Every month an industry leader wraps up MCV with their unique insight. In April, our Final Boss Katherine Bidwell, founder of State of Play.
You founded State of Play over ten years ago now, how does it compare today to how you first envisaged it?
I’m not sure we ever had a grand plan for State of Play. As with most of the things we do it all happened quite organically. The market has changed a huge amount since we started. We were making solely web games as well as animations. Now we are completely independent making games for predominantly the mobile market. Looking back at the breadth of our work from then to now, the thread that runs through them is the handmade element that has become our signature throughout our games.
With the greatest respect to your current role, what is or was your dream job?
Apart from playing lots of video games when I was a kid, I didn’t even know there was a games industry to work in, let alone be part of! My first passion really was film, I was the kid at school that had all the film posters on her bedroom wall, and I’m still hugely passionate about it. Working in film or TV production would have been a dream job for me. However, I think the freedom I have as an independent game developer is huge. I never feel like a small cog in a large machine, I’m able to have an input in every area of that production and I’m able to tell a story that engages an audience in a very personal way. I feel that games can tell narratives in new ways, building on and combining the kind of things films, novels, graphic design and animation do, and that’s what we are constantly trying to evoke at State of Play.
You once said you were “disillusioned by the output” of the industry – have things improved since then, do you find games to play that you’re passionate about?
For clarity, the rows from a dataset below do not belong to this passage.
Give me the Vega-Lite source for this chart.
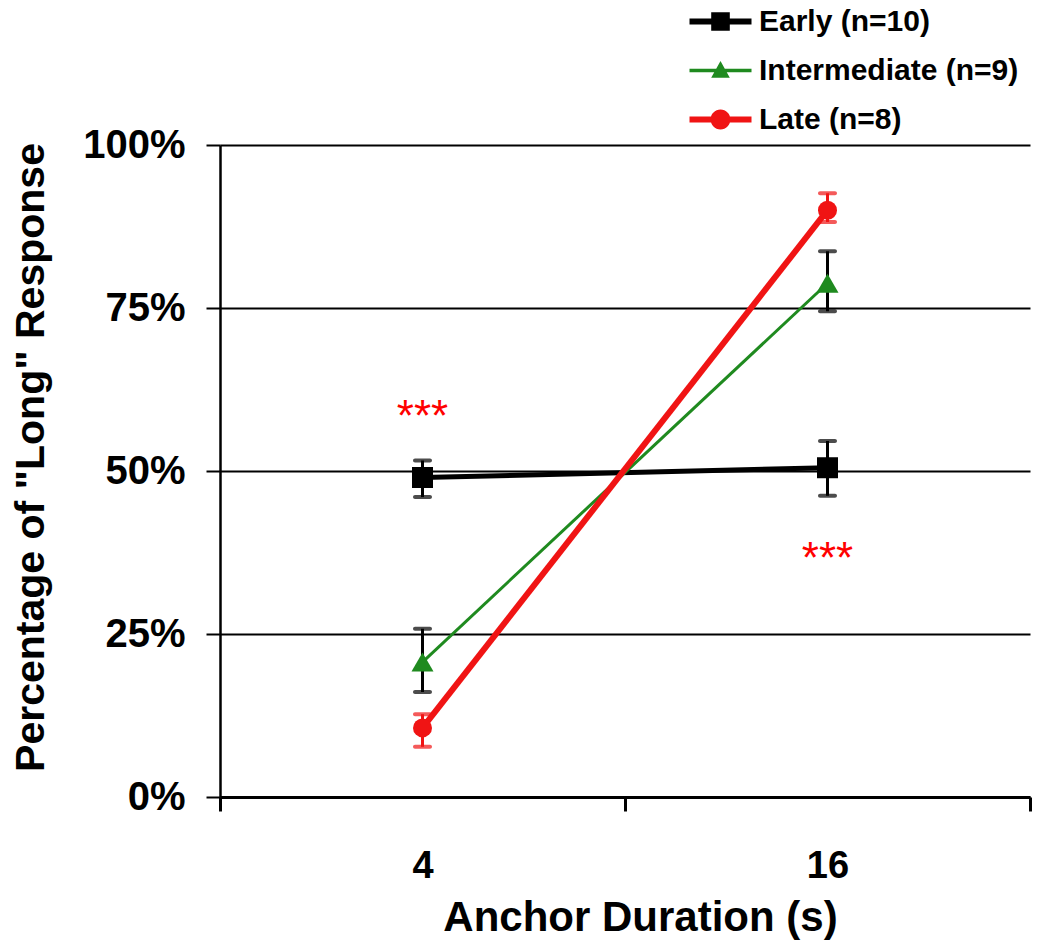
{
  "$schema": "https://vega.github.io/schema/vega-lite/v6.json",
  "width": 810,
  "height": 652,
  "autosize": {"type": "none"},
  "padding": {"left": 220, "top": 145, "right": 17, "bottom": 147},
  "background": "white",
  "config": {
    "view": {"stroke": null},
    "font": "Liberation Sans",
    "axis": {"labelColor": "black", "titleColor": "black", "domainColor": "black", "tickColor": "black"}
  },
  "datasets": {
    "groups": [
      {"group": "Early (n=10)", "duration": 4, "pct": 0.490, "lo": 0.460, "hi": 0.516},
      {"group": "Early (n=10)", "duration": 16, "pct": 0.505, "lo": 0.462, "hi": 0.546},
      {"group": "Intermediate (n=9)", "duration": 4, "pct": 0.207, "lo": 0.161, "hi": 0.258},
      {"group": "Intermediate (n=9)", "duration": 16, "pct": 0.788, "lo": 0.745, "hi": 0.837},
      {"group": "Late (n=8)", "duration": 4, "pct": 0.106, "lo": 0.077, "hi": 0.127},
      {"group": "Late (n=8)", "duration": 16, "pct": 0.900, "lo": 0.882, "hi": 0.926}
    ],
    "stars": [
      {"duration": 4, "pct": 0.582, "label": "***"},
      {"duration": 16, "pct": 0.363, "label": "***"}
    ]
  },
  "encoding": {
    "x": {
      "field": "duration",
      "type": "quantitative",
      "scale": {"type": "log", "base": 2, "domain": [2, 32], "nice": false},
      "axis": {
        "title": "Anchor Duration (s)",
        "values": [2, 4, 8, 16, 32],
        "labelExpr": "datum.value == 4 || datum.value == 16 ? datum.value : ''",
        "tickOpacity": {"condition": {"test": "datum.value == 4 || datum.value == 16", "value": 0}, "value": 1},
        "grid": false,
        "domainWidth": 3,
        "tickSize": 14,
        "tickWidth": 3,
        "labelFontSize": 38,
        "labelFontWeight": "bold",
        "labelPadding": 36,
        "labelFlush": false,
        "labelOverlap": false,
        "titleFontSize": 42,
        "titleFontWeight": "bold",
        "titlePadding": 12,
        "titleX": 420
      }
    },
    "y": {
      "field": "pct",
      "type": "quantitative",
      "scale": {"domain": [0, 1], "nice": false, "zero": true},
      "axis": {
        "title": "Percentage of \"Long\" Response",
        "values": [0, 0.25, 0.5, 0.75, 1],
        "format": ".0%",
        "grid": true,
        "gridColor": "black",
        "gridWidth": 2,
        "gridOpacity": 1,
        "domainWidth": 2.5,
        "tickSize": 14,
        "tickWidth": 2,
        "labelFontSize": 40,
        "labelFontWeight": "bold",
        "labelPadding": 21,
        "titleFontSize": 41,
        "titleFontWeight": "bold",
        "titlePadding": 30,
        "titleY": 312
      }
    }
  },
  "layer": [
    {
      "data": {"name": "groups"},
      "mark": {"type": "rule", "strokeWidth": 3},
      "encoding": {
        "y": {"field": "lo", "type": "quantitative"},
        "y2": {"field": "hi"},
        "color": {"condition": {"test": "datum.group === 'Late (n=8)'", "value": "#f01414"}, "value": "black"}
      }
    },
    {
      "data": {"name": "groups"},
      "mark": {"type": "tick", "orient": "horizontal", "size": 19, "thickness": 4, "cornerRadius": 2},
      "encoding": {
        "y": {"field": "lo", "type": "quantitative"},
        "color": {"condition": {"test": "datum.group === 'Late (n=8)'", "value": "#f01414"}, "value": "black"}
      }
    },
    {
      "data": {"name": "groups"},
      "mark": {"type": "tick", "orient": "horizontal", "size": 19, "thickness": 4, "cornerRadius": 2},
      "encoding": {
        "y": {"field": "hi", "type": "quantitative"},
        "color": {"condition": {"test": "datum.group === 'Late (n=8)'", "value": "#f01414"}, "value": "black"}
      }
    },
    {
      "data": {"name": "groups"},
      "mark": {"type": "line"},
      "encoding": {
        "color": {
          "field": "group", "type": "nominal",
          "scale": {"domain": ["Early (n=10)", "Intermediate (n=9)", "Late (n=8)"], "range": ["#000000", "#1f8a1f", "#f01414"]},
          "legend": null
        },
        "strokeWidth": {
          "field": "group", "type": "nominal",
          "scale": {"type": "ordinal", "domain": ["Early (n=10)", "Intermediate (n=9)", "Late (n=8)"], "range": [5, 3, 6]},
          "legend": null
        }
      }
    },
    {
      "data": {"name": "groups"},
      "mark": {"type": "point", "filled": true, "opacity": 1},
      "encoding": {
        "color": {
          "field": "group", "type": "nominal",
          "scale": {"domain": ["Early (n=10)", "Intermediate (n=9)", "Late (n=8)"], "range": ["#000000", "#1f8a1f", "#f01414"]},
          "legend": null
        },
        "shape": {
          "field": "group", "type": "nominal",
          "scale": {"domain": ["Early (n=10)", "Intermediate (n=9)", "Late (n=8)"], "range": ["square", "triangle-up", "circle"]},
          "legend": null
        },
        "size": {
          "field": "group", "type": "nominal",
          "scale": {"type": "ordinal", "domain": ["Early (n=10)", "Intermediate (n=9)", "Late (n=8)"], "range": [441, 484, 361]},
          "legend": null
        }
      }
    },
    {
      "data": {"name": "stars"},
      "mark": {"type": "text", "color": "#ff0000", "fontSize": 44, "baseline": "middle", "align": "center"},
      "encoding": {"text": {"field": "label"}}
    },
    {
      "data": {"name": "groups"},
      "transform": [{"filter": "false"}],
      "mark": {"type": "point", "filled": true, "opacity": 1, "size": 961},
      "encoding": {
        "x": null,
        "y": null,
        "color": {
          "field": "group", "type": "nominal",
          "scale": {"domain": ["Early (n=10)", "Intermediate (n=9)", "Late (n=8)"], "range": ["#000000", "#1f8a1f", "#f01414"]},
          "legend": {
            "title": null, "orient": "none", "legendX": 485, "legendY": -139, "padding": 0,
            "symbolSize": 961, "symbolStrokeWidth": 0, "labelFontSize": 30, "labelFontWeight": "bold",
            "labelColor": "black", "labelOffset": 23, "rowPadding": 18, "labelLimit": 400
          }
        },
        "shape": {
          "field": "group", "type": "nominal",
          "scale": {
            "domain": ["Early (n=10)", "Intermediate (n=9)", "Late (n=8)"],
            "range": [
              "M-2,-0.19H2V0.19H-2Z M-0.6,-0.6H0.6V0.6H-0.6Z",
              "M-2,-0.12H2V0.12H-2Z M0,-0.62L0.6,0.46L-0.6,0.46Z",
              "M-2,-0.19H2V0.19H-2Z M-0.64,0A0.64,0.64,0,1,1,0.64,0A0.64,0.64,0,1,1,-0.64,0Z"
            ]
          },
          "legend": {
            "title": null, "orient": "none", "legendX": 485, "legendY": -139, "padding": 0,
            "symbolSize": 961, "symbolStrokeWidth": 0, "labelFontSize": 30, "labelFontWeight": "bold",
            "labelColor": "black", "labelOffset": 23, "rowPadding": 18, "labelLimit": 400
          }
        }
      }
    }
  ],
  "resolve": {"scale": {"color": "independent", "shape": "independent", "size": "independent", "strokeWidth": "independent"}}
}
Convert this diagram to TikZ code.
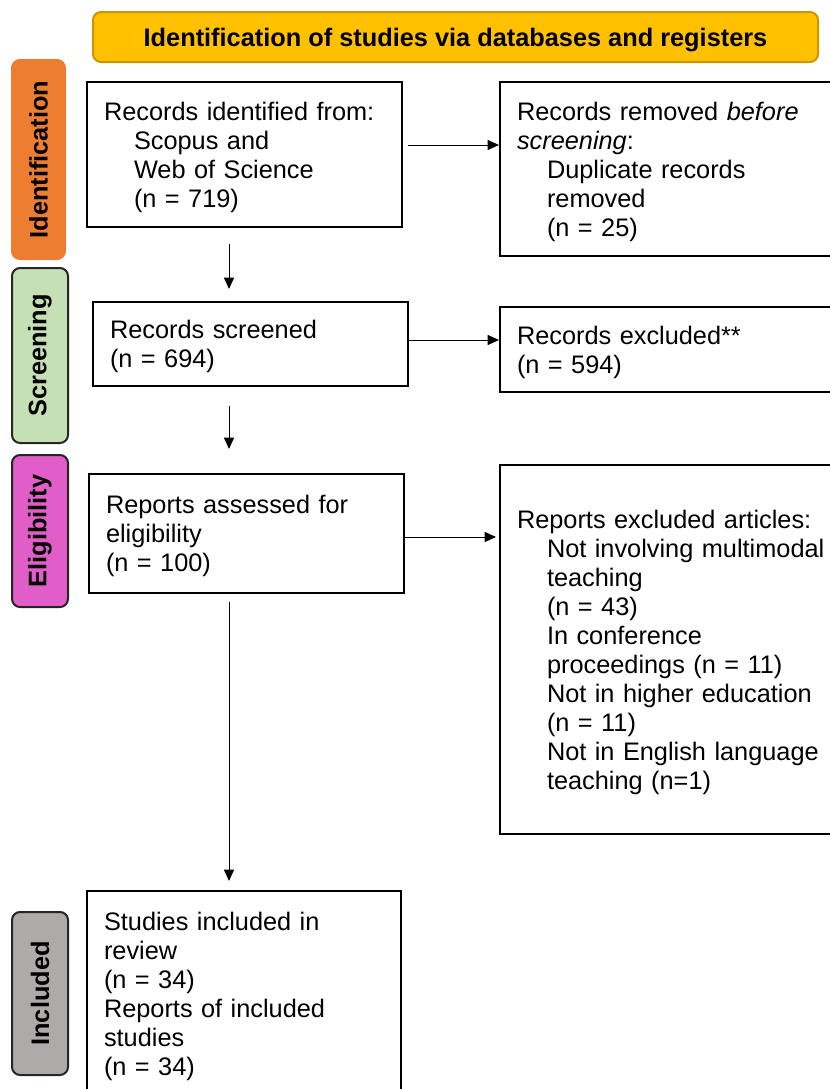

There are loads of great games I feel passionate about. I guess for me if I’m playing an immersive game, I always want to feel an emotional connection to a game, and I want to care about my character. It’s the same if I’m watching a TV drama or film. I find sloppy clichés in games frustrating and I think the players deserve better.
What was the greatest single moment of your career to date?
Winning a BAFTA in 2015 for Artistic Achievement for Lumino City, and in the same year we were nominated for British Game and Innovation. We were the classic underdogs in the category we won, in terms of size of team and budget. Our parents watched at home in tears. I think you can still see the clip online of my complete shock when they called out our name, it just meant all the hard work was worth it. It was a very special time for us.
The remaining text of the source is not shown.